Despertar siempre es un acontecimiento. Cabría señalar la cifra de las filosofías todas por el modo y manera en que se despierta al mundo. Hay quien al despertar cierra los ojos de nuevo e implora que el mundo se haya desvanecido, que la cama misma sea una ilusión y el sueño invada de nuevo para disolver al mundo. Pues si el mundo no fuera sino la interpretación mía, si el mundo no fuera sino la representación toda que de toda la realidad hago de todo, cerrar los ojos sería disolver el mundo y concentrarme en la nada buena de no pensar en nada y soñar, siquiera despierto. Hay quien nombra al mundo y lo descubre cada mañana y saluda, buenos días, animales, plantas y cosas, planetas y estrellas del universo. Hay, otros, que se levantan de golpe y comienzan industriosos su día, listos para cualquier menester que menester haya. Otros que necesitan escuchar su voz o la de otros, en radio o televisión, para que el fluir sustantivo y adjetivo de las cosas comience a permitirle seguir su senda por el mundo. Y, algunos más, quienes el sueño es ya una angustia o una pregunta, o la vigilia, o el duermevela. Y otros para quienes cada parte de todo eso es un gozo puro y sistemático. Y hay quien agradece despertar y otros que lo lamentan y a muchos más que les importa un rábano sapiente o analfabeto el asunto todo.
Pero, de cierto, despertar es un acontecimiento. Porque para despertar, dice el sapiente perogrullo, es necesario haber dormido. No, y ahí la nota interesante, perder la conciencia, como en la anestesia, sino desvanecerla. Perderla, mediante la anestesia, es ser el último testigo de nuestro cuerpo, evaporar esa conciencia, hundirla en un sueño sin sueño momentáneo donde parece que nada ha sucedido.
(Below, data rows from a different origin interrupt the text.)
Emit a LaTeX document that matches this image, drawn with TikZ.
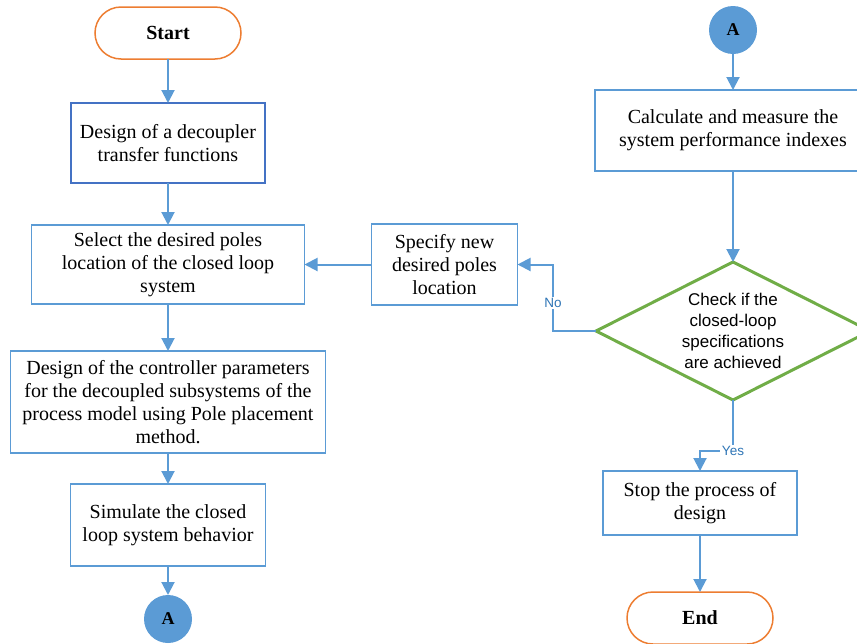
\documentclass[tikz,border=0pt]{standalone}
\usepackage{fontspec}
\setmainfont{Liberation Serif}
\setsansfont{Liberation Sans}
\usetikzlibrary{arrows.meta, positioning, shapes.geometric}

\definecolor{termorange}{HTML}{ED7D31}
\definecolor{darkblue}{HTML}{4472C4}
\definecolor{boxblue}{HTML}{5B9BD5}
\definecolor{checkgreen}{HTML}{70AD47}
\definecolor{lblblue}{HTML}{2E75B6}

\begin{document}
\begin{tikzpicture}[
            > = {Triangle[width=13pt,length=13pt]}, % arrow head style
            x = 1pt, y = 1pt,
            every node/.style = {outer sep = 0pt},
            line width = 1.5pt % line style
        ]

        \tikzstyle{box}=[
            draw = boxblue,
            rectangle,
            align = center,
            inner sep = 2pt,
            font = {\fontsize{20}{23}\selectfont}
        ]
        \tikzstyle{term}=[
            draw = termorange,
            rounded corners = 26pt,
            minimum width = 146pt,
            minimum height = 52pt,
            font = {\bfseries\fontsize{20}{23}\selectfont}
        ]
        \tikzstyle{conn}=[
            circle,
            fill = boxblue,
            minimum size = 48pt,
            inner sep = 0pt,
            font = {\bfseries\fontsize{18}{20}\selectfont}
        ]
        \tikzstyle{check}=[
            diamond,
            draw = checkgreen,
            line width = 3pt,
            aspect = 2,
            minimum width = 274pt,
            minimum height = 138pt,
            inner sep = 0pt,
            align = center,
            font = {\sffamily\fontsize{17}{21}\selectfont}
        ]
        \tikzstyle{lbl}=[
            fill = white,
            inner sep = 1.5pt,
            text = lblblue,
            font = {\sffamily\fontsize{13.5}{15}\selectfont}
        ]
        \tikzstyle{arr}=[->, draw = boxblue, line width = 2pt]

        \useasboundingbox (0,0) rectangle (857,-643);

        % left column
        \node[term] (start) at (168,-33) {Start};
        \node[box, draw = darkblue, minimum width = 194pt, minimum height = 80pt] (decoupler) [below=44pt of start] {Design of a decoupler\\transfer functions};
        \node[box, minimum width = 273pt, minimum height = 79pt] (poles) [below=42pt of decoupler] {Select the desired poles\\location of the closed loop\\system};
        \node[box, minimum width = 315pt, minimum height = 102pt] (ctrl) [below=47pt of poles] {Design of the controller parameters\\for the decoupled subsystems of the\\process model using Pole placement\\method.};
        \node[box, minimum width = 195pt, minimum height = 82pt] (sim) [below=31pt of ctrl] {Simulate the closed\\loop system behavior};
        \node[conn] (a1) [below=29pt of sim] {A};
        \node[box, minimum width = 146pt, minimum height = 81pt] (newpoles) [right=67pt of poles] {Specify new\\desired poles\\location};

        % right column
        \node[conn] (a2) at (733,-30) {A};
        \node[box, minimum width = 276pt, minimum height = 81pt] (perf) [below=36pt of a2] {Calculate and measure the\\system performance indexes};
        \node[check] (check) [below=91pt of perf] {Check if the\\closed-loop\\specifications\\are achieved};
        \node[box, minimum width = 194pt, minimum height = 64pt] (stop) [below=71pt of check, xshift=-33pt] {Stop the process of\\design};
        \node[term] (end) [below=57pt of stop] {End};

        \draw[arr] (start) -- (decoupler);
        \draw[arr] (decoupler) -- (poles);
        \draw[arr] (poles) -- (ctrl);
        \draw[arr] (ctrl) -- (sim);
        \draw[arr] (sim) -- (a1);
        \draw[arr] (a2) -- (perf);
        \draw[arr] (perf) -- (check);
        \draw[arr] (check.west) -- ++(-43,0) |- node[lbl, pos=0.21] {No} (newpoles.east);
        \draw[arr] (newpoles) -- (poles);
        \draw[arr] (check.south) -- ++(0,-51) node[lbl] {Yes} -| (stop.north);
        \draw[arr] (stop) -- (end);

  \end{tikzpicture}
\end{document}
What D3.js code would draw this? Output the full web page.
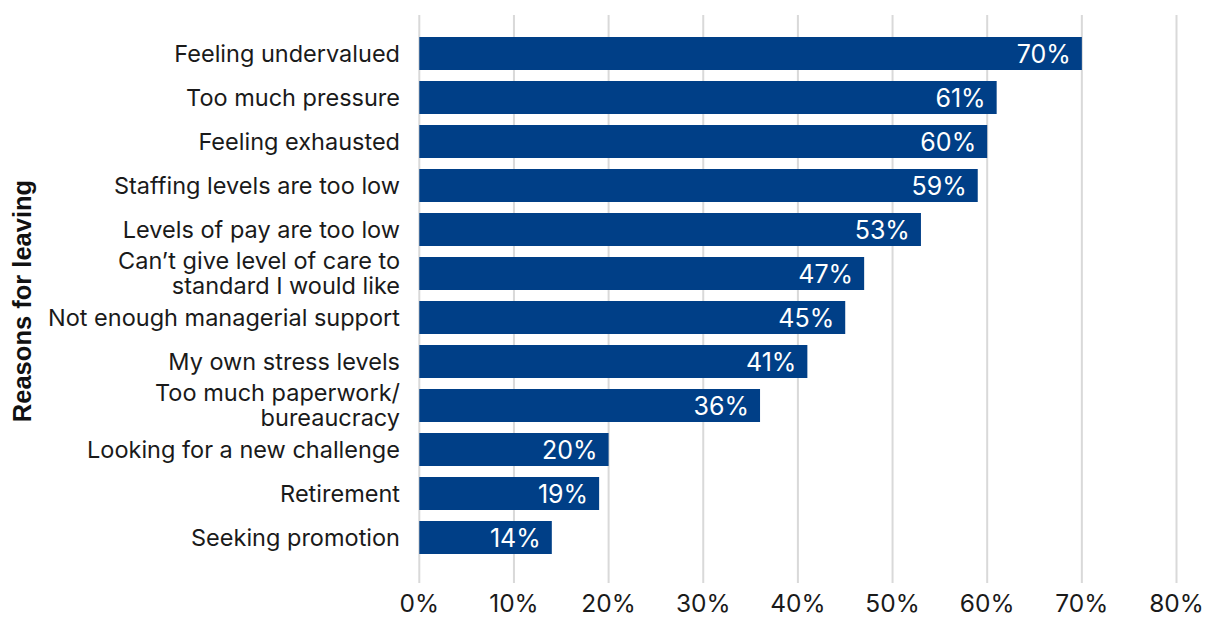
<!DOCTYPE html>
<html>
<head>
<meta charset="utf-8">
<script src="https://cdn.jsdelivr.net/npm/d3@7"></script>
<style>
  html, body { margin: 0; padding: 0; background: #ffffff; }
  svg { display: block; }
</style>
</head>
<body>
<svg id="chart" width="1215" height="618"></svg>
<script>
const categories = [
  "Feeling undervalued",
  "Too much pressure",
  "Feeling exhausted",
  "Staffing levels are too low",
  "Levels of pay are too low",
  "Can\u2019t give level of care to|standard I would like",
  "Not enough managerial support",
  "My own stress levels",
  "Too much paperwork/|bureaucracy",
  "Looking for a new challenge",
  "Retirement",
  "Seeking promotion"
];
const values = [70, 61, 60, 59, 53, 47, 45, 41, 36, 20, 19, 14];
const tickValues = [0, 10, 20, 30, 40, 50, 60, 70, 80];
const axisTitle = "Reasons for leaving";

const svg = d3.select("#chart");
const x = d3.scaleLinear().domain([0, 80]).range([419.3, 1176.5]);
const y = d3.scaleBand().domain(categories).range([31.5, 559.5])
  .paddingInner(0.25).paddingOuter(0.125);

const labelFont = "Inter, 'Noto Sans', sans-serif";

// gridlines
svg.append("g").selectAll("line").data(tickValues).join("line")
  .attr("x1", d => x(d)).attr("x2", d => x(d))
  .attr("y1", 15).attr("y2", 583)
  .attr("stroke", "#d9d9d9").attr("stroke-width", 2);

// x tick labels
svg.append("g").selectAll("text").data(tickValues).join("text")
  .attr("x", d => x(d)).attr("y", 611.5)
  .attr("text-anchor", "middle")
  .attr("font-family", labelFont).attr("font-size", 24.5)
  .attr("fill", "#1a1a1a")
  .text(d => d + "%");

// bars
svg.append("g").selectAll("rect").data(categories).join("rect")
  .attr("x", x(0))
  .attr("y", d => y(d))
  .attr("width", (d, i) => x(values[i]) - x(0))
  .attr("height", y.bandwidth())
  .attr("fill", "#003f87");

// value labels
svg.append("g").selectAll("text").data(categories).join("text")
  .attr("x", (d, i) => x(values[i]) - 11)
  .attr("y", d => y(d) + y.bandwidth() / 2 + 9)
  .attr("text-anchor", "end")
  .attr("font-family", labelFont).attr("font-size", 25)
  .attr("fill", "#ffffff")
  .text((d, i) => values[i] + "%");

// category labels
const catG = svg.append("g");
categories.forEach(c => {
  const lines = c.split("|");
  const cy = y(c) + y.bandwidth() / 2;
  const lh = 25;
  const t = catG.append("text")
    .attr("text-anchor", "end")
    .attr("font-family", labelFont).attr("font-size", 23.5)
    .attr("fill", "#1a1a1a");
  lines.forEach((ln, k) => {
    t.append("tspan")
      .attr("x", 400)
      .attr("y", cy + 8 + (k - (lines.length - 1) / 2) * lh)
      .text(ln);
  });
});

// axis title
svg.append("text")
  .attr("transform", "translate(31,301) rotate(-90)")
  .attr("text-anchor", "middle")
  .attr("font-family", "'Liberation Sans', Arial, sans-serif")
  .attr("font-weight", "bold").attr("font-size", 25.5)
  .attr("fill", "#111111")
  .text(axisTitle);
</script>
</body>
</html>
Cuando dejamos de estar en ningún lado, cuando perdemos, incluso, el recuerdo de dónde estuvimos. Dormir, en cambio, es zambullirse en uno mismo con uno mismo acompañándolo, pues soñar es saber que se sueña, al fin de cuentas. Y ahí viene la turbamulta de los filósofos que faltaban, entre si soñar es saber que se sueña, soñar es soñar sin saber nada o soñar es dejar de saber que uno es quien sueña.
Y sí, hoy desperté, con la minuciosa exactitud de un rompecabezas, con la milimétrica concisión de las promesas, con la precisa pausa del bostezo y la calma tranquila de las nubes pausadas. Y me hallé al despertarme y, desde luego, fue una sorpresa. Cotidiana, es cierto, pero no por ello menos extraña.
Y comencé por saludar al dedo anular de mi pata izquierda, y sonreírle a mi dedo gordo de mi misma pata y, disculparán la vulgaridad, rascarme mis siamesas pelotas y sonreírle al mundo todo. Porque despertar y hallarme en el mundo con toda mi humana existencia me llena de sorpresa. Que vengo de donde vengo sin haberme ido y sigo estando donde estoy sin haber estado. Y aunque no soy el Adán de los aires buenos, ni tengo la manía onomástica de llamar de nuevo a las cosas por aquellos sus propios nombres, sí me llena de contento de gozo el ver de nuevo mi mano, y mi codo y respirar de nuevo ante el espejo en que mi cara me hace caras al mirarme. Porque despertar es, también, y al fin, una indolencia.